Standard economics treats the household as a consumption unit. Raworth argues it is a production unit — producing childcare, eldercare, food preparation, community maintenance — and that this production is as important as paid market activity. Its systematic exclusion from economic models is both a factual error and a political choice.

04
Markets Are Embedded, Not Freestanding

Markets do not exist independently of society and nature — they are embedded within them, dependent on the social institutions that enforce property rights and contracts and on the natural systems that provide resources and absorb waste. Economic models that treat markets as self-contained systems systematically misrepresent how economies work.

05
Homo Economicus Is a Fiction

The self-interested, perfectly rational economic agent of mainstream economics does not exist. Humans are social, norm-following, loss-averse, and context-dependent. Economic models built on homo economicus generate policies that treat humans as something they are not — and often make them more like that fiction than they were before.

06
Agnostic About Growth

Raworth is deliberately agnostic about whether rich countries need to grow their economies. Her position: design economies that are capable of thriving whether or not they grow. The current economy requires growth to function — that is a design flaw, not a law of nature.

Any Weaknesses?

The book is more visionary than operational. The doughnut framework is an excellent diagnostic tool and a compelling goal — but Raworth provides limited guidance on the political economy of how to get from the current system to the one she describes. The transition problem is harder than the book acknowledges.

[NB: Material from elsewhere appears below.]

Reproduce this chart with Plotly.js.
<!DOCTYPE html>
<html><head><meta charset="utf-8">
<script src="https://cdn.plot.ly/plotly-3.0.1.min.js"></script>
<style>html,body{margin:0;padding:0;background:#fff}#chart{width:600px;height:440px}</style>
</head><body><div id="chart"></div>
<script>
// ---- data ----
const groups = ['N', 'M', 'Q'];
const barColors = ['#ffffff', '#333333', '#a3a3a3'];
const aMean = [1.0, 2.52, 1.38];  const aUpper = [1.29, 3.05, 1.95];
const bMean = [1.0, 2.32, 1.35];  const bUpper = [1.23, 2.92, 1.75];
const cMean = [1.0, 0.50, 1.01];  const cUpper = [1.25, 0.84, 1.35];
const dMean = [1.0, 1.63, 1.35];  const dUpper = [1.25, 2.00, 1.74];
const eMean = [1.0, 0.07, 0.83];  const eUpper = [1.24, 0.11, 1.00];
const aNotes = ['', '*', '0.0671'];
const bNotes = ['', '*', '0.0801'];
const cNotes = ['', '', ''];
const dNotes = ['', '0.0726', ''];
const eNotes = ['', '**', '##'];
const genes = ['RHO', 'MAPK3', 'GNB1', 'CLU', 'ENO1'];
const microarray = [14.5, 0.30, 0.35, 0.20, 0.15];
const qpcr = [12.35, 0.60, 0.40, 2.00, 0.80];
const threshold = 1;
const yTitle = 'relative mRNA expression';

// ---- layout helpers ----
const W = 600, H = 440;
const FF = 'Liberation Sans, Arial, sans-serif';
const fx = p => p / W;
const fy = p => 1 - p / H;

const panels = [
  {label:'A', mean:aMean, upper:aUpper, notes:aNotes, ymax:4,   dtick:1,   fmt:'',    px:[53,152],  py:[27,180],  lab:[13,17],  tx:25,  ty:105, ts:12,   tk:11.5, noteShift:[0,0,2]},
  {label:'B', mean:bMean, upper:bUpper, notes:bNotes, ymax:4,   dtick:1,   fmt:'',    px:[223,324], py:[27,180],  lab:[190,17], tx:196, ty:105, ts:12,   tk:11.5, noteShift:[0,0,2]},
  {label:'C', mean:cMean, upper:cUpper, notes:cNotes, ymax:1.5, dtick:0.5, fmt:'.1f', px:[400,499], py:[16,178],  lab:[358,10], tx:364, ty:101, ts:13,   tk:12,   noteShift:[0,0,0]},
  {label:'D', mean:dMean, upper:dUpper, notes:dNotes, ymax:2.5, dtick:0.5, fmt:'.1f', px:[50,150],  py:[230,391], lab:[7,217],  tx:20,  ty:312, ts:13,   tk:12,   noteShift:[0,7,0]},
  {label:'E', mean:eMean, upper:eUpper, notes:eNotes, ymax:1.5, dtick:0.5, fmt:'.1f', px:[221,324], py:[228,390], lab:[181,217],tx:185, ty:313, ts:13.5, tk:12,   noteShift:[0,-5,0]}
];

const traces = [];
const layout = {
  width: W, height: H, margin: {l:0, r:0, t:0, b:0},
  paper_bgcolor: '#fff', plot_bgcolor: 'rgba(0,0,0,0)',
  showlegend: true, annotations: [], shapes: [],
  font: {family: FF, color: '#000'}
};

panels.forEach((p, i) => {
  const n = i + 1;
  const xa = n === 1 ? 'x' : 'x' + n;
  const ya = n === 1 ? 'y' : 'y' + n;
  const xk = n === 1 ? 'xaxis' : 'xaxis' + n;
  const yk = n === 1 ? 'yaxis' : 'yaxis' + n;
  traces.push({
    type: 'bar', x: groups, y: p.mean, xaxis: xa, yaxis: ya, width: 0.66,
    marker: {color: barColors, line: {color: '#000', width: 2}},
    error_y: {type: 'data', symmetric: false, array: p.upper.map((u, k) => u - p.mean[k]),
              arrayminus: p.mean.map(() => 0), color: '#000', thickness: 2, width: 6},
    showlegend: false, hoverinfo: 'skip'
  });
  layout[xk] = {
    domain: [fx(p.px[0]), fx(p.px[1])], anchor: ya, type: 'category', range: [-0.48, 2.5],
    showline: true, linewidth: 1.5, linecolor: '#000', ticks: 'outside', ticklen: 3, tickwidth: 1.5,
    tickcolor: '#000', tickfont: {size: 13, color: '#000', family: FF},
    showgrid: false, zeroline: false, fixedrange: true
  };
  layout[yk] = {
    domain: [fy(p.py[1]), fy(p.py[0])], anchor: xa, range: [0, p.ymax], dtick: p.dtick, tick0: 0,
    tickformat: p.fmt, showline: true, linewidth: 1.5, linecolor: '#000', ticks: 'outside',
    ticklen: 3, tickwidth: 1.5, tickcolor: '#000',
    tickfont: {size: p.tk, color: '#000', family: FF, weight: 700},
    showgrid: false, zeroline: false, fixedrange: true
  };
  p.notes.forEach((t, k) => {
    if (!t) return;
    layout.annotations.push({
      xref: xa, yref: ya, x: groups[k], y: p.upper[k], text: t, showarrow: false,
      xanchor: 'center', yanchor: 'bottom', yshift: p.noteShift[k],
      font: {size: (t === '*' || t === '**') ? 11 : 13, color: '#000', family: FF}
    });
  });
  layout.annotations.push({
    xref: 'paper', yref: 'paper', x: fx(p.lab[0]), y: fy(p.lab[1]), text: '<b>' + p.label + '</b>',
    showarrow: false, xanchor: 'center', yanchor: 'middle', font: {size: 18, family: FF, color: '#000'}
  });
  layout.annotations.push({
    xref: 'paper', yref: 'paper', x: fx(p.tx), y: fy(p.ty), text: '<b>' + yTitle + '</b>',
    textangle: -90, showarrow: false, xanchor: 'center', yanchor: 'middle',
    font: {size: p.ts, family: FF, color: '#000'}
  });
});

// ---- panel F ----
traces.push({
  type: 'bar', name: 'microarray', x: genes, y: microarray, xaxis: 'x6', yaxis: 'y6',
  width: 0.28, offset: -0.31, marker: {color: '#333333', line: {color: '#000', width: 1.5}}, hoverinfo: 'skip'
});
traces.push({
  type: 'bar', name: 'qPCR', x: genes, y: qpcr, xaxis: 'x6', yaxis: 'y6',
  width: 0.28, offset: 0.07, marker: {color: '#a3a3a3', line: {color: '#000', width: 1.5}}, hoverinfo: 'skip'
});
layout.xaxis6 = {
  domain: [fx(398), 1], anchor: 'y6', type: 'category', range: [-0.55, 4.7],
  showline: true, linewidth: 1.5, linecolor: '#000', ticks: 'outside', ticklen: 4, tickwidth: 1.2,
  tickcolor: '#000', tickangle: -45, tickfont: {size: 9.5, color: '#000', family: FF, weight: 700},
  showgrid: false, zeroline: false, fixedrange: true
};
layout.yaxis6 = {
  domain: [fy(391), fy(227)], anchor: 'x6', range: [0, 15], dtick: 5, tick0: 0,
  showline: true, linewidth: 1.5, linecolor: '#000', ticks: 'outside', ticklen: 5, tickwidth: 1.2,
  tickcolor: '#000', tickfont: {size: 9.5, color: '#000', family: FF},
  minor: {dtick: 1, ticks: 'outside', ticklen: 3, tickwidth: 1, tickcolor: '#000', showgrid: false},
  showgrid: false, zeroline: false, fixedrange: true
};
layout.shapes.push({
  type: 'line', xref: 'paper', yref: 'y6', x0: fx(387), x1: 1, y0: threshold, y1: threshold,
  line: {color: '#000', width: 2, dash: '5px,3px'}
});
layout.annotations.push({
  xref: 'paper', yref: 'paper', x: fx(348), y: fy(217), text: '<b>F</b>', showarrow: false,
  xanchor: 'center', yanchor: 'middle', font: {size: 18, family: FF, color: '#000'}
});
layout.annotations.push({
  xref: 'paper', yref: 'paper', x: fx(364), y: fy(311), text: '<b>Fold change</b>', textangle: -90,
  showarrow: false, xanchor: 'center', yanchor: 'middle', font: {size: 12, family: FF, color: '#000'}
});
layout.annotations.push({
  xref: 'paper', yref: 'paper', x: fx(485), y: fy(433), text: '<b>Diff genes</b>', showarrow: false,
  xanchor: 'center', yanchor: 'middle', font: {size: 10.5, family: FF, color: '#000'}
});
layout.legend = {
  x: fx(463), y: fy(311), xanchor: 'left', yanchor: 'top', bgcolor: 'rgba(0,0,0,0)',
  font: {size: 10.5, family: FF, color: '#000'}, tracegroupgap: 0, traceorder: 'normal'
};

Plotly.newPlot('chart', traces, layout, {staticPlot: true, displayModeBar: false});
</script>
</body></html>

Some economists have also argued that the planetary ceiling boundaries are not as scientifically established as the book implies, and that the choice of twelve social foundation dimensions reflects values rather than objective measurement.

✓ Perfect for

Policy makers, urban planners, business strategists, and citizens who want an alternative economic framework that takes both human wellbeing and planetary boundaries seriously as co-equal constraints.

✓ Pair with

Drawdown by Paul Hawken for the specific solutions that operate within Raworth's framework, and Cradle to Cradle by McDonough and Braungart for the design philosophy that would make doughnut economics operational at the product level.

✓ Unexpected audience

MBA students. The book's critique of conventional economics-as-taught is most relevant to people currently being trained in that tradition — the next generation of economic actors who will need alternative frameworks.

◌ Be ready for

This is an economics book for people who don't read economics, which means it sacrifices rigour for accessibility in places. Economists will find it insufficiently technical; general readers should not mistake its approachability for simplicity.

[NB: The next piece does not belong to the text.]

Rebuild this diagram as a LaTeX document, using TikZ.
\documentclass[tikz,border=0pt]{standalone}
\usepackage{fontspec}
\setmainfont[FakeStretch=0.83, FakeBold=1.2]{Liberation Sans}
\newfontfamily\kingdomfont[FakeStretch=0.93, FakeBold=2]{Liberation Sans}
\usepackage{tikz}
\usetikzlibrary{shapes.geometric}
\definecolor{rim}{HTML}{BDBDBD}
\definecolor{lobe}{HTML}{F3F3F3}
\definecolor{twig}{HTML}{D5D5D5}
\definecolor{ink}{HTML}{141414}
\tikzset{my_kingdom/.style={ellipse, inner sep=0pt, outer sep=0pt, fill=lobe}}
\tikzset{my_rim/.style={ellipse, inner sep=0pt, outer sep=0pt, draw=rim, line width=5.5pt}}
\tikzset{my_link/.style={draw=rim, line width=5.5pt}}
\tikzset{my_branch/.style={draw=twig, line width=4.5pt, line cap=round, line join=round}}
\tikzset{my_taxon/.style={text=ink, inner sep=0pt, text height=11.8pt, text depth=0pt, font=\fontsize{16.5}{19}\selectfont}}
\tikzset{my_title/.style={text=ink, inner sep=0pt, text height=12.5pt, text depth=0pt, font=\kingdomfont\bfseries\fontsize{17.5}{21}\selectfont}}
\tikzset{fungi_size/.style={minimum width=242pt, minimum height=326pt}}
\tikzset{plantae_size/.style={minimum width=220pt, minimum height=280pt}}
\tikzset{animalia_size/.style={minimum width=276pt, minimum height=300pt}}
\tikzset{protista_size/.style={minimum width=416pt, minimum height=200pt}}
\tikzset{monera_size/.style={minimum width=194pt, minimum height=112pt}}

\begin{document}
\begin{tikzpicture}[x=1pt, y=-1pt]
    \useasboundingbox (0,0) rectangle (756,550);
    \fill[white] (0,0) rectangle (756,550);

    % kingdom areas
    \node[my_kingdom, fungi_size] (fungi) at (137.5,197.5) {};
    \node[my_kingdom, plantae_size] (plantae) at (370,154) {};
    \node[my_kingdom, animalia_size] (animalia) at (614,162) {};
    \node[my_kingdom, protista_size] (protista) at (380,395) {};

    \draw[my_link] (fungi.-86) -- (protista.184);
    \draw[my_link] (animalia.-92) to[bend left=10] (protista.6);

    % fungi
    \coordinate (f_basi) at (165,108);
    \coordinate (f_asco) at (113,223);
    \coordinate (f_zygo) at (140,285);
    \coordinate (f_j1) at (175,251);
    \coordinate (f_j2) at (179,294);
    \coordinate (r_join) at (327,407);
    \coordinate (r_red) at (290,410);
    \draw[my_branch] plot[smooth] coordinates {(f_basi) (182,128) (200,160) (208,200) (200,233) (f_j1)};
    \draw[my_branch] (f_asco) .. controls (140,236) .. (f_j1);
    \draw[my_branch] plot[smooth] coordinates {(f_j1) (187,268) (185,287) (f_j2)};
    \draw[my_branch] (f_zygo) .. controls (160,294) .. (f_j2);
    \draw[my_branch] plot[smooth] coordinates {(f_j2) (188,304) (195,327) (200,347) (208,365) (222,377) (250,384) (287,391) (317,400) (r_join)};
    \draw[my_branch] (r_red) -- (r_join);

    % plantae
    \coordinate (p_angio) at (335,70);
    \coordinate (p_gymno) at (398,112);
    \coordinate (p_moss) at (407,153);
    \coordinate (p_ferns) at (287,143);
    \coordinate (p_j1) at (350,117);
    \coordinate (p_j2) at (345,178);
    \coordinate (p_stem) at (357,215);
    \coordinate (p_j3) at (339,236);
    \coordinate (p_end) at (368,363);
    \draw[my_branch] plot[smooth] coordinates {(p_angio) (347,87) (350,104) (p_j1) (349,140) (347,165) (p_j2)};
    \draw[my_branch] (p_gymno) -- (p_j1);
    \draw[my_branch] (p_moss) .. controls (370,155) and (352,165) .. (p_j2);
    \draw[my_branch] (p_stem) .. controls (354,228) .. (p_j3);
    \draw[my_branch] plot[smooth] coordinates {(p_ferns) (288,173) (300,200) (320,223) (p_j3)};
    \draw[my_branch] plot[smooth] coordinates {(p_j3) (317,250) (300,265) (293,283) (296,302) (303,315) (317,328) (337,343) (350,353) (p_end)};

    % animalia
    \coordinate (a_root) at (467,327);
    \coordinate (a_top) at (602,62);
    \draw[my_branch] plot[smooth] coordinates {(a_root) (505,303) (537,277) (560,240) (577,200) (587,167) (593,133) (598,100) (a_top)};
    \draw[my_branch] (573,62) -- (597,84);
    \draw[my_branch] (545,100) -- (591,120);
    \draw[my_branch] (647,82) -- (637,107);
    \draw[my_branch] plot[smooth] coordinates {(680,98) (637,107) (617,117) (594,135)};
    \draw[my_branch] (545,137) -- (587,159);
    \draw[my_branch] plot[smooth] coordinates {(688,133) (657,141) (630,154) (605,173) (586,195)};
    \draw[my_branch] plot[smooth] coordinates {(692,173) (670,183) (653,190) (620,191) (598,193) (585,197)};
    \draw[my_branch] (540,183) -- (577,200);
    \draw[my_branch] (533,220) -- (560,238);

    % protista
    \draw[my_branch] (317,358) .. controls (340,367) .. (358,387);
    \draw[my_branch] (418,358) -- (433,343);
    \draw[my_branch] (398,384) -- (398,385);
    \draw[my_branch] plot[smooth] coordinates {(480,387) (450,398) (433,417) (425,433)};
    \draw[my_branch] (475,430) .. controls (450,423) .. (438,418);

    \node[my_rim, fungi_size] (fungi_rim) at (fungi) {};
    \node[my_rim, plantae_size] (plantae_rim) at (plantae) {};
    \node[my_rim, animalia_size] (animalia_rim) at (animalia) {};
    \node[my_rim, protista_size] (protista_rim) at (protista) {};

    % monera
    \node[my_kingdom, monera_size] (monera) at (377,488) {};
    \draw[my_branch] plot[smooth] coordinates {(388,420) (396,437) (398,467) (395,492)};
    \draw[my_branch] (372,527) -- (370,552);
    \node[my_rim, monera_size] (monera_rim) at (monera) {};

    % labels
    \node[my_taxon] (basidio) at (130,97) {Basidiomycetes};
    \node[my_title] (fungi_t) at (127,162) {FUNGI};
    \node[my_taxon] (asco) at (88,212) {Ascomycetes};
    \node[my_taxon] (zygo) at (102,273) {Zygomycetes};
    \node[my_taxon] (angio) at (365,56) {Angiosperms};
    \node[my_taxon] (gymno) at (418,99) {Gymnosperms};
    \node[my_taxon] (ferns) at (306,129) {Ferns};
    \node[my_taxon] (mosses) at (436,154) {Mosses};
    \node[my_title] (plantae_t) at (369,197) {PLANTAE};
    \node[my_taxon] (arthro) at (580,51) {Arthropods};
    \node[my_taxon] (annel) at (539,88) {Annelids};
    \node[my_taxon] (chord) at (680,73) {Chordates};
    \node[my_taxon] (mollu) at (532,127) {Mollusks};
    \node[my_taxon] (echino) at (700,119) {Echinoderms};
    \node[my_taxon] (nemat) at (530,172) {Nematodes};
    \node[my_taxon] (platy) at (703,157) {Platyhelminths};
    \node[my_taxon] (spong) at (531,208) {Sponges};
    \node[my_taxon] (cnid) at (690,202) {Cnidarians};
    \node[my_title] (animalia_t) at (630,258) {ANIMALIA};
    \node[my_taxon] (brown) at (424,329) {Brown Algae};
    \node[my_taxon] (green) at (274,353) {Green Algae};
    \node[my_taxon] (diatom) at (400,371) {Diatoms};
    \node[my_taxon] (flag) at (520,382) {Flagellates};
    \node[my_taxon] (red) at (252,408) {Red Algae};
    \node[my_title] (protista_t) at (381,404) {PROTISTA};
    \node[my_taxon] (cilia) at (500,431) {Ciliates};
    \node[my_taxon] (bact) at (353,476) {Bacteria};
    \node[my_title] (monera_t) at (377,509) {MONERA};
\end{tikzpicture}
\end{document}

Frequently Asked Questions

Is Doughnut Economics worth reading?

Doughnut Economics provides the most intellectually coherent alternative to GDP-growth orthodoxy currently available in mainstream economics writing. Its visual framework — the doughnut — has already influenced city planning in Amsterdam and Copenhagen. Whether or not its prescriptions are fully implementable, its diagnosis of economic orthodoxy's failures is accurate and necessary.

Who should read Doughnut Economics?

Policy makers, urban planners, business strategists, and citizens who want an alternative economic framework that takes both human wellbeing and planetary boundaries seriously as co-equal constraints.

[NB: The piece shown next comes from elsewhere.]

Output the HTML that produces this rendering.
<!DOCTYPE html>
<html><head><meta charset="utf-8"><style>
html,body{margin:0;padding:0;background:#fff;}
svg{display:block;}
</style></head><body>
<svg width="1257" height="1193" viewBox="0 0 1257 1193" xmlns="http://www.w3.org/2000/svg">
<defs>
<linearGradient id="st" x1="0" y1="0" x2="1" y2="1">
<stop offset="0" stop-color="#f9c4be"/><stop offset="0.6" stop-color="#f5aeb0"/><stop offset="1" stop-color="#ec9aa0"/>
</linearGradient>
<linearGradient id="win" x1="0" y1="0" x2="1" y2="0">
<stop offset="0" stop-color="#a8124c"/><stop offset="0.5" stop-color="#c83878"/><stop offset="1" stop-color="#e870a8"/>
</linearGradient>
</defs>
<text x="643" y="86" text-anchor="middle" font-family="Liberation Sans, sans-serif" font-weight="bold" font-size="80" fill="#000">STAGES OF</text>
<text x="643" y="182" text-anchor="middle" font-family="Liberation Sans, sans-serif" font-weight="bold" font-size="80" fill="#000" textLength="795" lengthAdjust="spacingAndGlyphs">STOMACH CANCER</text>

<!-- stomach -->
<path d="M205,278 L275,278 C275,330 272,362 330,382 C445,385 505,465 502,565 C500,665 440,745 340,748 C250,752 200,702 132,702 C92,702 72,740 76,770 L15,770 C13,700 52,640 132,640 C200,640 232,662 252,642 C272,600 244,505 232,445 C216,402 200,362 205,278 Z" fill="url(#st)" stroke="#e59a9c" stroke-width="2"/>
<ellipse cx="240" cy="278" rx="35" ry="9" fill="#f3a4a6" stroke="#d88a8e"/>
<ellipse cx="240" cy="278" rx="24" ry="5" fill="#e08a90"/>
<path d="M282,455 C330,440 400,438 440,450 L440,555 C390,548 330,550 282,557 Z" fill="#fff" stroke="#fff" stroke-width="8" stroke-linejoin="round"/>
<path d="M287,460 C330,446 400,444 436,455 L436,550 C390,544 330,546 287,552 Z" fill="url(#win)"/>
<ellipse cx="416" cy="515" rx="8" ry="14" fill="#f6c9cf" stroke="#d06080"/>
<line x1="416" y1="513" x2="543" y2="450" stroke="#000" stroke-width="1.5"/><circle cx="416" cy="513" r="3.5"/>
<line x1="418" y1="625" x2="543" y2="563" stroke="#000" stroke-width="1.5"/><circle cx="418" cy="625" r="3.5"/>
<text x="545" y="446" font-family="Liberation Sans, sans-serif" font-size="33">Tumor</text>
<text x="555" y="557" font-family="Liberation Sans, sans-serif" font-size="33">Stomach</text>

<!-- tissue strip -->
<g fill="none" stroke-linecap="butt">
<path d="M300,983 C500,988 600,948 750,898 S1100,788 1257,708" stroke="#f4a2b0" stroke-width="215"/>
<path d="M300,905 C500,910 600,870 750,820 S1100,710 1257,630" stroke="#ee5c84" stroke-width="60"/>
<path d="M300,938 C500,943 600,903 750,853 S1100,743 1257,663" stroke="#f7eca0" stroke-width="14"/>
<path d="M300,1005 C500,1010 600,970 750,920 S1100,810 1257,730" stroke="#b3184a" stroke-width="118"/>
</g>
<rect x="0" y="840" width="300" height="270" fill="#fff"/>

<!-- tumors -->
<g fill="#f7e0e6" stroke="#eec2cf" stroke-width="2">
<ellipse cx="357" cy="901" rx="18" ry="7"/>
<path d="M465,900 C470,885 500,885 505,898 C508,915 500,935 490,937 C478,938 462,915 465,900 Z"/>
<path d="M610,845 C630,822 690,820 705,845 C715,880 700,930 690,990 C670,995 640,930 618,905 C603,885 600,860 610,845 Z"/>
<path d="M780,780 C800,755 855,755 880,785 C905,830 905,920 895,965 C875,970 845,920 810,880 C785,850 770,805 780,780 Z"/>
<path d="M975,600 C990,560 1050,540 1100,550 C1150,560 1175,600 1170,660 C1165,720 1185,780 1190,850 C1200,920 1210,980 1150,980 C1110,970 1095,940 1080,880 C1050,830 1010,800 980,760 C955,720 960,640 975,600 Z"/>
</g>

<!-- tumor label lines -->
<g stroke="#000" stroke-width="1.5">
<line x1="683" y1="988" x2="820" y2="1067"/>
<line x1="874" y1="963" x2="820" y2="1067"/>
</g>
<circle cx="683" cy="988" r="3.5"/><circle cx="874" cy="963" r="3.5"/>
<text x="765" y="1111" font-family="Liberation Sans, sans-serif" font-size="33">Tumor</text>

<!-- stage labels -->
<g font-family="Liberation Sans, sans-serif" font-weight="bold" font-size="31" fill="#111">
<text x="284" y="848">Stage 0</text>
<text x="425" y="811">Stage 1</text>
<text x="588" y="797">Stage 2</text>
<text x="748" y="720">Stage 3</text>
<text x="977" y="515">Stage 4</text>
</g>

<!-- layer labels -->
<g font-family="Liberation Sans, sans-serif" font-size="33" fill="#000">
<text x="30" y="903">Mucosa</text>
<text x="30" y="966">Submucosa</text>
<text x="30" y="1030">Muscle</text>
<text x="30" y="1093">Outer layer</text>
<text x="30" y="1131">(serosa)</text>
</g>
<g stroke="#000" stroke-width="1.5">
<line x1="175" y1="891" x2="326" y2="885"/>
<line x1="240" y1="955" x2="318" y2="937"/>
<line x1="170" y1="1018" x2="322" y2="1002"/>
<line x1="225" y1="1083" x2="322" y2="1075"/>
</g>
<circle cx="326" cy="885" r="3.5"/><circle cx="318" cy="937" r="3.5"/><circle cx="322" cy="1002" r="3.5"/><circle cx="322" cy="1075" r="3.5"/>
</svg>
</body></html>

What is Doughnut Economics about in one sentence?

Kate Raworth's doughnut is one of the most compelling visual metaphors in contemporary economics: a ring with an inner boundary (the social foundation — the basic human needs that must be met) and an outer boundary (the planetary ceiling — the biophysical systems that must not be overshot).

The Verdict

*Doughnut Economics* provides the most intellectually coherent alternative to GDP-growth orthodoxy currently available in mainstream economics writing. Its visual framework — the doughnut — has already influenced city planning in Amsterdam and Copenhagen. Whether or not its prescriptions are fully implementable, its diagnosis of economic orthodoxy's failures is accurate and necessary.